* WRITTEN EXERCISE
Print the lines of the listing below verbatim from its first line through the line bearing "7860, 7850, 7860, 7870]". Any pictures are to be omitted.

* SUPPLIED MATERIAL

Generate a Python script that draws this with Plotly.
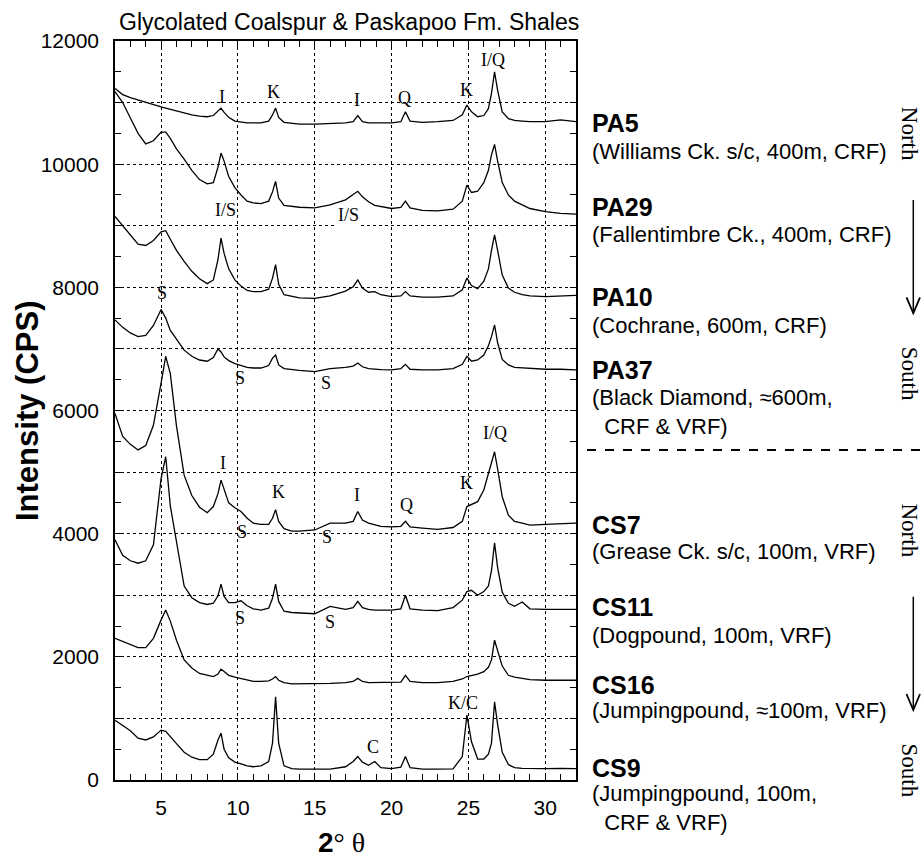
import plotly.graph_objects as go

# ---------------- data ----------------
two_theta = [2, 2.5, 3, 3.5, 4, 4.5, 5, 5.3, 5.6, 6, 6.5, 7, 7.5, 8, 8.4, 8.7, 8.9, 9.1, 9.4, 9.8,
             10.2, 10.6, 11, 11.5, 12, 12.25, 12.45, 12.65, 13, 13.5, 14, 15, 16, 17, 17.5, 17.8,
             18.1, 18.5, 18.9, 19.3, 20, 20.6, 20.9, 21.2, 22, 23, 24, 24.6, 24.9, 25.2, 25.6,
             26, 26.3, 26.5, 26.7, 26.9, 27.2, 27.6, 28, 28.5, 29, 30, 31, 32]

PA5 = [11230, 11130, 11080, 11040, 11000, 10960, 10930, 10910, 10890, 10860, 10830, 10800, 10780,
       10770, 10790, 10870, 10910, 10840, 10760, 10700, 10680, 10670, 10670, 10670, 10700, 10800,
       10910, 10760, 10680, 10660, 10650, 10650, 10660, 10670, 10690, 10790, 10690, 10670, 10670,
       10670, 10670, 10690, 10850, 10700, 10680, 10690, 10710, 10800, 10960, 10850, 10770, 10790,
       10900, 11150, 11500, 11200, 10850, 10740, 10710, 10700, 10690, 10690, 10720, 10690]

PA29 = [11180, 11000, 10750, 10500, 10330, 10380, 10520, 10520, 10420, 10250, 10080, 9900, 9750,
        9680, 9700, 9950, 10180, 10050, 9800, 9620, 9500, 9400, 9370, 9360, 9400, 9550, 9720, 9450,
        9330, 9310, 9300, 9290, 9340, 9420, 9500, 9560, 9470, 9390, 9330, 9310, 9280, 9300, 9400,
        9290, 9250, 9240, 9270, 9400, 9660, 9540, 9560, 9700, 9900, 10150, 10320, 10050, 9700, 9500,
        9400, 9340, 9280, 9230, 9200, 9190]

PA10 = [9150, 9000, 8850, 8700, 8680, 8760, 8900, 8920, 8780, 8600, 8420, 8260, 8140, 8060, 8120,
        8450, 8800, 8550, 8300, 8120, 8020, 7950, 7930, 7930, 7970, 8150, 8370, 8050, 7880, 7850,
        7830, 7820, 7860, 7940, 8010, 8120, 7990, 7920, 7930, 7880, 7850, 7860, 7930, 7860, 7840,
        7840, 7860, 7960, 8150, 8030, 7980, 8100, 8300, 8600, 8850, 8600, 8200, 7990, 7920, 7880,
        7860, 7850, 7860, 7870]

PA37 = [7470, 7350, 7260, 7200, 7220, 7380, 7640, 7500, 7300, 7150, 6980, 6880, 6820, 6800, 6860,
        7000, 6950, 6870, 6810, 6760, 6730, 6700, 6690, 6690, 6730, 6850, 6900, 6740, 6680, 6660,
        6650, 6630, 6680, 6700, 6720, 6770, 6710, 6680, 6670, 6665, 6660, 6680, 6750, 6670, 6660,
        6660, 6680, 6750, 6880, 6800, 6820, 6900, 7050, 7200, 7390, 7100, 6830, 6740, 6700, 6690,
        6680, 6670, 6670, 6660]

CS7 = [5950, 5580, 5450, 5360, 5430, 5760, 6450, 6880, 6600, 5750, 4950, 4620, 4430, 4340, 4440,
       4650, 4870, 4720, 4500, 4420, 4360, 4250, 4170, 4150, 4150, 4250, 4390, 4200, 4080, 4040,
       4040, 4060, 4170, 4170, 4200, 4360, 4220, 4170, 4140, 4120, 4110, 4120, 4200, 4110, 4090,
       4070, 4100, 4200, 4440, 4470, 4520, 4710, 4980, 5150, 5330, 5050, 4600, 4300, 4200, 4170,
       4140, 4150, 4160, 4170]

CS11 = [3900, 3650, 3560, 3520, 3560, 3820, 4900, 5250, 4450, 3850, 3150, 2960, 2880, 2850, 2870,
        2990, 3180, 2980, 2880, 2880, 2910, 2830, 2780, 2760, 2790, 2950, 3180, 2900, 2740, 2720,
        2710, 2700, 2820, 2770, 2800, 2900, 2800, 2770, 2760, 2760, 2760, 2780, 3000, 2780, 2760,
        2750, 2800, 2920, 3060, 3080, 3000, 3060, 3150, 3400, 3850, 3450, 3050, 2870, 2820, 2890,
        2780, 2770, 2770, 2770]

CS16 = [2300, 2250, 2200, 2150, 2150, 2300, 2600, 2760, 2580, 2270, 1950, 1820, 1730, 1700, 1680,
        1720, 1800, 1760, 1700, 1670, 1650, 1620, 1600, 1600, 1610, 1640, 1680, 1620, 1580, 1560,
        1560, 1560, 1570, 1580, 1600, 1650, 1600, 1580, 1580, 1580, 1580, 1590, 1700, 1600, 1580,
        1580, 1600, 1640, 1680, 1700, 1720, 1760, 1830, 1950, 2270, 2100, 1850, 1700, 1670, 1650,
        1630, 1620, 1625, 1620]

CS9 = [970, 880, 800, 680, 650, 700, 810, 790, 700, 590, 450, 370, 330, 330, 420, 650, 760, 500,
       360, 290, 260, 230, 215, 230, 300, 600, 1350, 600, 230, 185, 175, 170, 175, 215, 300, 380,
       290, 240, 300, 200, 185, 210, 380, 200, 175, 175, 180, 380, 1055, 620, 340, 340, 420, 600,
       1270, 900, 450, 250, 200, 190, 185, 185, 190, 185]

series = [PA5, PA29, PA10, PA37, CS7, CS11, CS16, CS9]

sample_names = ["PA5", "PA29", "PA10", "PA37", "CS7", "CS11", "CS16", "CS9"]
sample_desc = ["(Williams Ck. s/c, 400m, CRF)", "(Fallentimbre Ck., 400m, CRF)",
               "(Cochrane, 600m, CRF)", "(Black Diamond, ≈600m,<br>  CRF &amp; VRF)",
               "(Grease Ck. s/c, 100m, VRF)", "(Dogpound, 100m, VRF)",
               "(Jumpingpound, ≈100m, VRF)", "(Jumpingpound, 100m,<br>  CRF &amp; VRF)"]

peak_text = ["I", "K", "I", "Q", "K", "I/Q", "I/S", "I/S", "S", "S", "S",
             "I", "K", "I", "Q", "K", "I/Q", "S", "S", "S", "S", "C", "K/C"]
peak_x = [8.97, 12.32, 17.74, 20.81, 24.88, 26.61, 9.19, 17.2, 5.08, 10.16, 15.75,
          9.04, 12.61, 17.78, 20.99, 24.88, 26.72, 10.27, 15.79, 10.16, 16.0, 18.82, 24.66]
peak_y = [11095, 11177, 11042, 11070, 11206, 11692, 9256, 9175, 7913, 6523, 6441,
          5152, 4681, 4628, 4465, 4818, 5630, 4032, 3951, 2626, 2570, 541, 1245]

y_ticks = list(range(0, 12001, 1000))
y_ticktext = [str(v) if v % 2000 == 0 else "" for v in y_ticks]
x_ticks = [5, 10, 15, 20, 25, 30]

# ---------------- layout geometry (pixels) ----------------
W, H = 922, 860
L, R, T, B = 115, 576, 41, 780
SANS = "Liberation Sans, Arial, sans-serif"
SERIF = "Liberation Serif, Times New Roman, serif"


def px(xp):
    return (xp - L) / (R - L)


def py(yp):
    return (B - yp) / (B - T)


fig = go.Figure()
for name, vals in zip(sample_names, series):
    fig.add_trace(go.Scatter(x=two_theta, y=vals, mode="lines", name=name,
                             line=dict(color="black", width=1.3), showlegend=False))

ann = []
for t, xv, yv in zip(peak_text, peak_x, peak_y):
    a = dict(x=xv, y=yv, xref="x", yref="y", text=t, showarrow=False,
             font=dict(family=SERIF, size=18, color="black"))
    if t == "I/S" and xv > 15:
        a.update(bgcolor="white")
    ann.append(a)

name_py = [123.3, 206.7, 296.7, 370, 525, 606.7, 685, 768.3]
desc_py = [151.7, 235, 325, 411.5, 551.7, 635, 710, 808]
for n, d, ny, dy in zip(sample_names, sample_desc, name_py, desc_py):
    ann.append(dict(x=px(590), y=py(ny), xref="paper", yref="paper", text="<b>" + n + "</b>",
                    showarrow=False, xanchor="left", yanchor="middle",
                    font=dict(family=SANS, size=25, color="black")))
    ann.append(dict(x=px(590), y=py(dy), xref="paper", yref="paper", text=d,
                    showarrow=False, xanchor="left", yanchor="middle", align="left",
                    font=dict(family=SANS, size=22, color="black")))

for word, cy in [("North", 133.3), ("South", 373.3), ("North", 530), ("South", 770)]:
    ann.append(dict(x=px(909.5), y=py(cy), xref="paper", yref="paper", text=word,
                    textangle=90, showarrow=False, xanchor="center", yanchor="middle",
                    font=dict(family=SERIF, size=23, color="black")))

ann.append(dict(x=px(117), y=py(22), xref="paper", yref="paper",
                text="Glycolated Coalspur &amp; Paskapoo Fm. Shales", showarrow=False,
                xanchor="left", yanchor="middle", font=dict(family=SANS, size=23, color="black")))
ann.append(dict(x=px(27), y=py(411), xref="paper", yref="paper", text="<b>Intensity (CPS)</b>",
                textangle=-90, showarrow=False, xanchor="center", yanchor="middle",
                font=dict(family=SANS, size=31, color="black")))
ann.append(dict(x=px(341), y=py(842), xref="paper", yref="paper",
                text="<b>2</b><span style=\"font-family:Liberation Serif\">° θ</span>",
                showarrow=False, xanchor="center", yanchor="middle",
                font=dict(family=SANS, size=28, color="black")))

shapes = [dict(type="line", xref="paper", yref="paper", x0=px(587), x1=px(922), y0=py(450), y1=py(450),
               line=dict(color="black", width=2, dash="dash"))]
for y0, y1 in [(200, 313.3), (596.7, 710)]:
    shapes.append(dict(type="line", xref="paper", yref="paper", x0=px(913.3), x1=px(913.3),
                       y0=py(y0), y1=py(y1), line=dict(color="black", width=1.5)))
    shapes.append(dict(type="path", xref="paper", yref="paper",
                       path="M {} {} L {} {} L {} {}".format(px(906.5), py(y1 - 16), px(913.3), py(y1),
                                                            px(920), py(y1 - 16)),
                       line=dict(color="black", width=1.8)))

axis_common = dict(showline=True, linecolor="black", linewidth=1.5, mirror="ticks",
                   ticks="inside", tickcolor="black", ticklen=6, tickwidth=1,
                   showgrid=True, gridcolor="black", griddash="dot", gridwidth=1,
                   zeroline=False, tickfont=dict(family=SANS, size=21, color="black"))

fig.update_layout(
    width=W, height=H, paper_bgcolor="white", plot_bgcolor="white",
    margin=dict(l=L, r=W - R, t=T, b=H - B),
    xaxis=dict(range=[2, 32], tickvals=x_ticks, ticktext=[str(v) for v in x_ticks],
               ticklabelstandoff=8,
               minor=dict(dtick=1, tick0=0, ticks="inside", ticklen=6, tickcolor="black", showgrid=False),
               **axis_common),
    yaxis=dict(range=[0, 12000], tickvals=y_ticks, ticktext=y_ticktext, ticklabelstandoff=10,
               minor=dict(dtick=500, tick0=0, ticks="inside", ticklen=6, tickcolor="black", showgrid=False),
               **axis_common),
    annotations=ann, shapes=shapes,
)

fig.write_html("out.html", config={"displayModeBar": False},
               post_script="document.body.style.margin='0';document.body.style.overflow='hidden';")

* EXERCISE SOLUTION
Generate a Python script that draws this with Plotly.
import plotly.graph_objects as go

# ---------------- data ----------------
two_theta = [2, 2.5, 3, 3.5, 4, 4.5, 5, 5.3, 5.6, 6, 6.5, 7, 7.5, 8, 8.4, 8.7, 8.9, 9.1, 9.4, 9.8,
             10.2, 10.6, 11, 11.5, 12, 12.25, 12.45, 12.65, 13, 13.5, 14, 15, 16, 17, 17.5, 17.8,
             18.1, 18.5, 18.9, 19.3, 20, 20.6, 20.9, 21.2, 22, 23, 24, 24.6, 24.9, 25.2, 25.6,
             26, 26.3, 26.5, 26.7, 26.9, 27.2, 27.6, 28, 28.5, 29, 30, 31, 32]

PA5 = [11230, 11130, 11080, 11040, 11000, 10960, 10930, 10910, 10890, 10860, 10830, 10800, 10780,
       10770, 10790, 10870, 10910, 10840, 10760, 10700, 10680, 10670, 10670, 10670, 10700, 10800,
       10910, 10760, 10680, 10660, 10650, 10650, 10660, 10670, 10690, 10790, 10690, 10670, 10670,
       10670, 10670, 10690, 10850, 10700, 10680, 10690, 10710, 10800, 10960, 10850, 10770, 10790,
       10900, 11150, 11500, 11200, 10850, 10740, 10710, 10700, 10690, 10690, 10720, 10690]

PA29 = [11180, 11000, 10750, 10500, 10330, 10380, 10520, 10520, 10420, 10250, 10080, 9900, 9750,
        9680, 9700, 9950, 10180, 10050, 9800, 9620, 9500, 9400, 9370, 9360, 9400, 9550, 9720, 9450,
        9330, 9310, 9300, 9290, 9340, 9420, 9500, 9560, 9470, 9390, 9330, 9310, 9280, 9300, 9400,
        9290, 9250, 9240, 9270, 9400, 9660, 9540, 9560, 9700, 9900, 10150, 10320, 10050, 9700, 9500,
        9400, 9340, 9280, 9230, 9200, 9190]

PA10 = [9150, 9000, 8850, 8700, 8680, 8760, 8900, 8920, 8780, 8600, 8420, 8260, 8140, 8060, 8120,
        8450, 8800, 8550, 8300, 8120, 8020, 7950, 7930, 7930, 7970, 8150, 8370, 8050, 7880, 7850,
        7830, 7820, 7860, 7940, 8010, 8120, 7990, 7920, 7930, 7880, 7850, 7860, 7930, 7860, 7840,
        7840, 7860, 7960, 8150, 8030, 7980, 8100, 8300, 8600, 8850, 8600, 8200, 7990, 7920, 7880,
        7860, 7850, 7860, 7870]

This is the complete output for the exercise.